EXERCISE OBJECTIVE:
Extract the full listing verbatim and drop any pictures from your copy.

————

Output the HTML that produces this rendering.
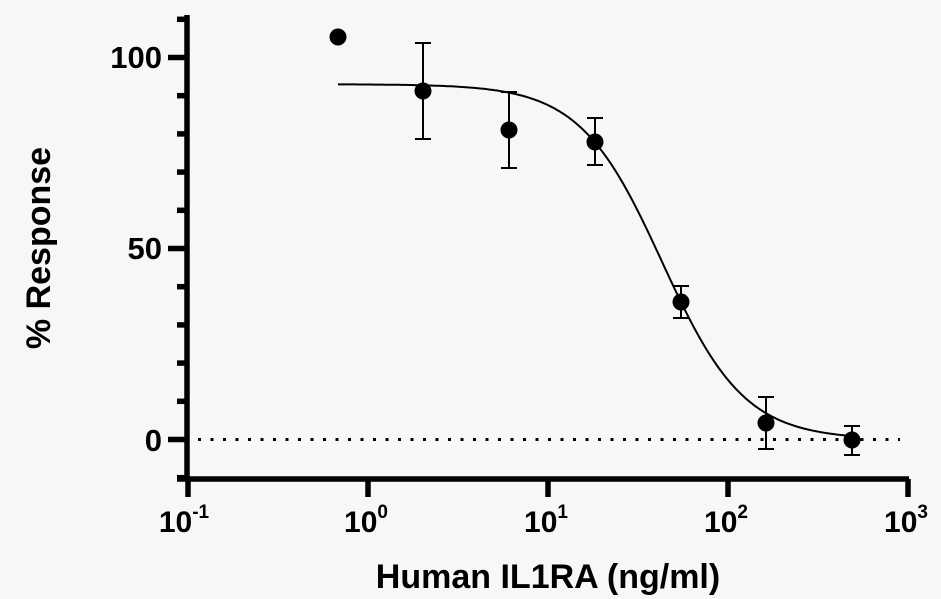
<!DOCTYPE html>
<html><head><style>
html,body{margin:0;padding:0;background:#f8f7f6;}
svg{display:block;font-family:"Liberation Sans",Arial,sans-serif;font-weight:bold;}
</style></head><body>
<svg id="s" width="941" height="599" viewBox="0 0 941 599">
<rect width="941" height="599" fill="#f8f7f6"/>
<g stroke="#000" fill="none">
<line x1="187" y1="15" x2="187" y2="481" stroke-width="5.5"/>
<line x1="177" y1="479" x2="909" y2="479" stroke-width="5.5"/>
<g id="yt" stroke-width="5.5"></g>
<g id="xt" stroke-width="5.5"></g>
<line x1="198" y1="439.5" x2="900" y2="439.5" stroke-width="3" stroke-dasharray="3,9.5"/>
<path id="c" stroke-width="2"/>
<g id="eb" stroke-width="2"></g>
</g>
<g id="pts" fill="#000"></g>
<g font-size="31" text-anchor="end">
<text x="162" y="68">100</text>
<text x="162" y="259">50</text>
<text x="162" y="451">0</text>
</g>
<g font-size="30" text-anchor="middle">
<text x="184" y="532">10<tspan font-size="19" dy="-14">-1</tspan></text>
<text x="366" y="532">10<tspan font-size="19" dy="-14">0</tspan></text>
<text x="546" y="532">10<tspan font-size="19" dy="-14">1</tspan></text>
<text x="726" y="532">10<tspan font-size="19" dy="-14">2</tspan></text>
<text x="906" y="532">10<tspan font-size="19" dy="-14">3</tspan></text>
</g>
<text x="548" y="588" font-size="34" text-anchor="middle">Human IL1RA (ng/ml)</text>
<text transform="translate(50,248) rotate(-90)" font-size="34" text-anchor="middle">% Response</text>
</svg>
<script>
var ns="http://www.w3.org/2000/svg";
function el(p,t,a){var e=document.createElementNS(ns,t);for(var k in a)e.setAttribute(k,a[k]);document.getElementById(p).appendChild(e);}
function Y(v){return 439.5-3.82*v;}
for(var v=-10;v<=110;v+=10){var y=Y(v);var maj=(v%50==0);el("yt","line",{x1:maj?168:177,y1:y,x2:187,y2:y});}
for(var i=0;i<5;i++){var x=188+180*i;el("xt","line",{x1:x,y1:479,x2:x,y2:497});}
function X(c){return 368+180*Math.log10(c);}
var d="";for(var lx=Math.log10(0.68);lx<=Math.log10(510);lx+=0.01){var c=Math.pow(10,lx);var v=93/(1+Math.pow(c/43,1.9));d+=(d?"L":"M")+X(c).toFixed(1)+","+Y(v).toFixed(1);}
document.getElementById("c").setAttribute("d",d);
var P=[[338,37],[423,91,43,139],[509,130,92,168],[595,142,118,165],[681,302,286,318],[766,423,397,449],[852,440,426,455]];
P.forEach(function(p){if(p.length>2){el("eb","line",{x1:p[0],y1:p[2],x2:p[0],y2:p[3]});el("eb","line",{x1:p[0]-8,y1:p[2],x2:p[0]+8,y2:p[2]});el("eb","line",{x1:p[0]-8,y1:p[3],x2:p[0]+8,y2:p[3]});}
el("pts","circle",{cx:p[0],cy:p[1],r:8.5});});
</script>
</body></html>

————

WRITTEN RESPONSE:
Output the HTML that produces this rendering.
<!DOCTYPE html>
<html><head><style>
html,body{margin:0;padding:0;background:#f8f7f6;}
svg{display:block;font-family:"Liberation Sans",Arial,sans-serif;font-weight:bold;}
</style></head><body>
<svg id="s" width="941" height="599" viewBox="0 0 941 599">
<rect width="941" height="599" fill="#f8f7f6"/>
<g stroke="#000" fill="none">
<line x1="187" y1="15" x2="187" y2="481" stroke-width="5.5"/>
<line x1="177" y1="479" x2="909" y2="479" stroke-width="5.5"/>
<g id="yt" stroke-width="5.5"></g>
<g id="xt" stroke-width="5.5"></g>
<line x1="198" y1="439.5" x2="900" y2="439.5" stroke-width="3" stroke-dasharray="3,9.5"/>
<path id="c" stroke-width="2"/>
<g id="eb" stroke-width="2"></g>
</g>
<g id="pts" fill="#000"></g>
<g font-size="31" text-anchor="end">
<text x="162" y="68">100</text>
<text x="162" y="259">50</text>
<text x="162" y="451">0</text>
</g>
<g font-size="30" text-anchor="middle">
<text x="184" y="532">10<tspan font-size="19" dy="-14">-1</tspan></text>
<text x="366" y="532">10<tspan font-size="19" dy="-14">0</tspan></text>
<text x="546" y="532">10<tspan font-size="19" dy="-14">1</tspan></text>
<text x="726" y="532">10<tspan font-size="19" dy="-14">2</tspan></text>
<text x="906" y="532">10<tspan font-size="19" dy="-14">3</tspan></text>
</g>
<text x="548" y="588" font-size="34" text-anchor="middle">Human IL1RA (ng/ml)</text>
<text transform="translate(50,248) rotate(-90)" font-size="34" text-anchor="middle">% Response</text>
</svg>
<script>
var ns="http://www.w3.org/2000/svg";
function el(p,t,a){var e=document.createElementNS(ns,t);for(var k in a)e.setAttribute(k,a[k]);document.getElementById(p).appendChild(e);}
function Y(v){return 439.5-3.82*v;}
for(var v=-10;v<=110;v+=10){var y=Y(v);var maj=(v%50==0);el("yt","line",{x1:maj?168:177,y1:y,x2:187,y2:y});}
for(var i=0;i<5;i++){var x=188+180*i;el("xt","line",{x1:x,y1:479,x2:x,y2:497});}
function X(c){return 368+180*Math.log10(c);}
var d="";for(var lx=Math.log10(0.68);lx<=Math.log10(510);lx+=0.01){var c=Math.pow(10,lx);var v=93/(1+Math.pow(c/43,1.9));d+=(d?"L":"M")+X(c).toFixed(1)+","+Y(v).toFixed(1);}
document.getElementById("c").setAttribute("d",d);
var P=[[338,37],[423,91,43,139],[509,130,92,168],[595,142,118,165],[681,302,286,318],[766,423,397,449],[852,440,426,455]];
P.forEach(function(p){if(p.length>2){el("eb","line",{x1:p[0],y1:p[2],x2:p[0],y2:p[3]});el("eb","line",{x1:p[0]-8,y1:p[2],x2:p[0]+8,y2:p[2]});el("eb","line",{x1:p[0]-8,y1:p[3],x2:p[0]+8,y2:p[3]});}
el("pts","circle",{cx:p[0],cy:p[1],r:8.5});});
</script>
</body></html>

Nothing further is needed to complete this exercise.